Aframe 2.0’s Edit Flow exports metadata into top NLE’s, and supports MXF. “Adding transcoding services is definitely on our roadmap,” Overington added.
When global health and wellness network Veria Living needed a MAM system for their New York, London, and Asian locations in 2011, they chose Aframe’s cost-effective cloud-based MAM rather than an expensive on-premises solution. Today, Veria Living has uploaded more than 1,200 hours of broadcast-ready video, accessible for promotions, marketing, and other purposes by internal staff and external partners and distributors worldwide. For security, Aframe replicates cloud assets across its three data centers in New York, London, and Los Angeles.
REMOTE AVID WORKFLOWS
Avid’s Interplay Sphere is a secure, private cloud-based production solution that gives editors a real-time editing experience when using NewsCutter or Media Composer for remote production and collaboration.
Field editors can use Sphere to access media from the Avid Interplay Production system at the station. They can mix archival assets with fresh material acquired in the field, and start uploading a video package even while they’re still editing it.

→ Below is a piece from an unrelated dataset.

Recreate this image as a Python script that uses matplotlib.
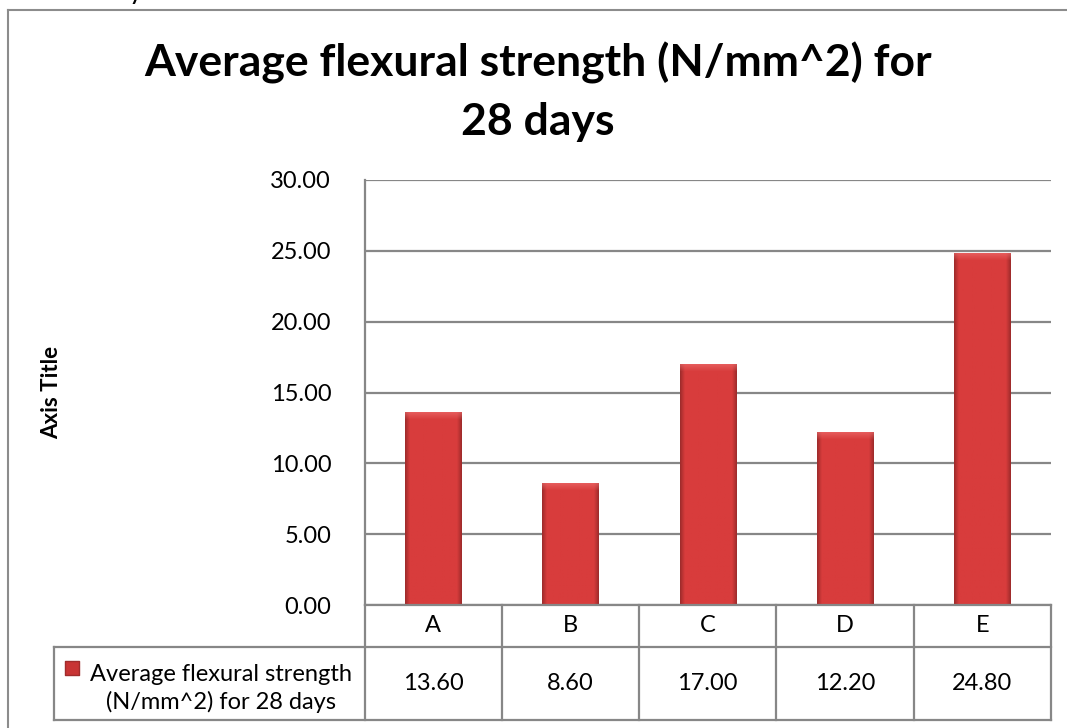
import numpy as np
import matplotlib
matplotlib.use("Agg")
from matplotlib import pyplot as plt
from matplotlib import transforms
from matplotlib.colors import to_rgb
from matplotlib.lines import Line2D

# data
categories = ["A", "B", "C", "D", "E"]
values = [13.60, 8.60, 17.00, 12.20, 24.80]
series_name = "Average flexural strength\n(N/mm^2) for 28 days"
title = "Average flexural strength (N/mm^2) for\n28 days"
yticks = [0, 5, 10, 15, 20, 25, 30]

plt.rcParams['font.family'] = ['Lato', 'DejaVu Sans']
grid_col = "#878787"
fs = 17

W, H = 1067, 728
fig = plt.figure(figsize=(W / 100, H / 100), dpi=100)

# plot area in pixels: left 364.5, right 1051, top 180, bottom 605
ax = fig.add_axes([364.5 / W, (H - 605) / H, (1051 - 364.5) / W, (605 - 180) / H])
ax.set_yticks(yticks)
ax.set_yticklabels([f"{v:.2f}" for v in yticks], fontsize=fs)
ax.tick_params(axis='y', length=0, pad=24)
ax.set_xticks([])
for s in ["top", "right", "bottom"]:
    ax.spines[s].set_visible(False)
ax.spines["left"].set_color(grid_col)
ax.spines["left"].set_linewidth(1.6)
ax.yaxis.grid(True, color=grid_col, linewidth=1.6)
ax.set_axisbelow(True)

ax.set_ylabel("Axis Title", fontsize=16, fontweight="bold")
ax.yaxis.set_label_coords((62 - 364.5) / (1051 - 364.5), 0.5)

# bars with a shaded look
bars = ax.bar(range(len(categories)), values, width=0.41, color="none", zorder=2)
base = np.array(to_rgb("#d83c3c"))
dark = np.array(to_rgb("#a02c2c"))
light = np.array(to_rgb("#ee7070"))
px_per_unit = (605 - 180) / 30
for b in bars:
    x0, w, h = b.get_x(), b.get_width(), b.get_height()
    nrow = max(int(h * px_per_unit), 10)
    ncol = 60
    t = np.linspace(0, 1, ncol)
    edge = np.clip(np.minimum(t, 1 - t) / 0.08, 0, 1)
    prof = dark[None, :] * (1 - edge[:, None]) + base[None, :] * edge[:, None]
    img = np.repeat(prof[None, :, :], nrow, axis=0)
    top = 7
    for r in range(top):
        a = 1 - r / top
        img[r] = img[r] * (1 - 0.6 * a) + light * 0.6 * a
    ax.imshow(img, extent=[x0, x0 + w, 0, h], aspect="auto", zorder=2,
              interpolation="bilinear")
ax.set_xlim(-0.5, len(categories) - 0.5)
ax.set_ylim(0, 30)

# data table below the plot
tr = transforms.blended_transform_factory(ax.transData, ax.transAxes)
r1 = -(647 - 605) / (605 - 180)
r2 = -(720 - 605) / (605 - 180)
n = len(categories)
unit_px = (1051 - 364.5) / n
leg_left = -0.5 - (364.5 - 53.5) / unit_px
lw = 1.6
ax.plot([-0.5, n - 0.5], [0, 0], transform=tr, color=grid_col, lw=lw, clip_on=False)
ax.plot([leg_left, n - 0.5], [r1, r1], transform=tr, color=grid_col, lw=lw, clip_on=False)
ax.plot([leg_left, n - 0.5], [r2, r2], transform=tr, color=grid_col, lw=lw, clip_on=False)
for i in range(n + 1):
    ax.plot([i - 0.5, i - 0.5], [0, r2], transform=tr, color=grid_col, lw=lw, clip_on=False)
ax.plot([leg_left, leg_left], [r1, r2], transform=tr, color=grid_col, lw=lw, clip_on=False)

for i, (c, v) in enumerate(zip(categories, values)):
    ax.text(i, r1 / 2, c, transform=tr, ha="center", va="center", fontsize=fs)
    ax.text(i, (r1 + r2) / 2, f"{v:.2f}", transform=tr, ha="center", va="center", fontsize=fs)

ax.text(-0.5 - (364.5 - 221) / unit_px, (r1 + r2) / 2 - 0.012, series_name, transform=tr,
        ha="center", va="center", fontsize=fs, linespacing=1.3)
ax.scatter([-0.5 - (364.5 - 72) / unit_px], [r1 - (667.5 - 647) / (605 - 180)], transform=tr,
           marker="s", s=100, color="#c83434", edgecolor="#a02c2c", clip_on=False)

fig.suptitle(title, x=538 / W, y=1 - 42 / H, fontsize=32, fontweight="bold",
             linespacing=1.55, va="top")

# cut-off text from the page above the chart
fig.text(136 / W, 1 + 1 / H, "y", fontsize=20, ha="center", va="baseline")

# outer chart frame: only left and top edges fall inside the image
fx, fy = 8.3 / W, 1 - 9.7 / H
fig.add_artist(Line2D([fx, fx], [0, fy], transform=fig.transFigure, color="#8c8c8c", lw=1.5))
fig.add_artist(Line2D([fx, 1], [fy, fy], transform=fig.transFigure, color="#8c8c8c", lw=1.5))

fig.savefig("out.png", dpi=100, facecolor="white")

Sphere automatically uploads editable proxies so station personnel get them quickly and then the full-res video can follow.
“Sphere extends the Interplay workflow we’ve created beyond the facility so reporters and editors can work in the field as easily as they do in the newsroom,” said James Frantzreb, senior market segment director for broadcast at Avid Technology in Burlington, Mass. “It’s designed to fit seamlessly with the newsroom infrastructures broadcasters have been investing in for years.”
While Sphere can be used in a public cloud model, broadcasters generally configure Sphere as a private cloud, according to Frank Capria, Avid’s director of product management, “because they require an uncompromised quality of service, reliability, and security they don’t feel is possible yet in the public cloud.” Capria also added that since Sphere is a capital expense rather than an operating expense, the cost only has to be approved once by station management rather than year after year as with a cloud service.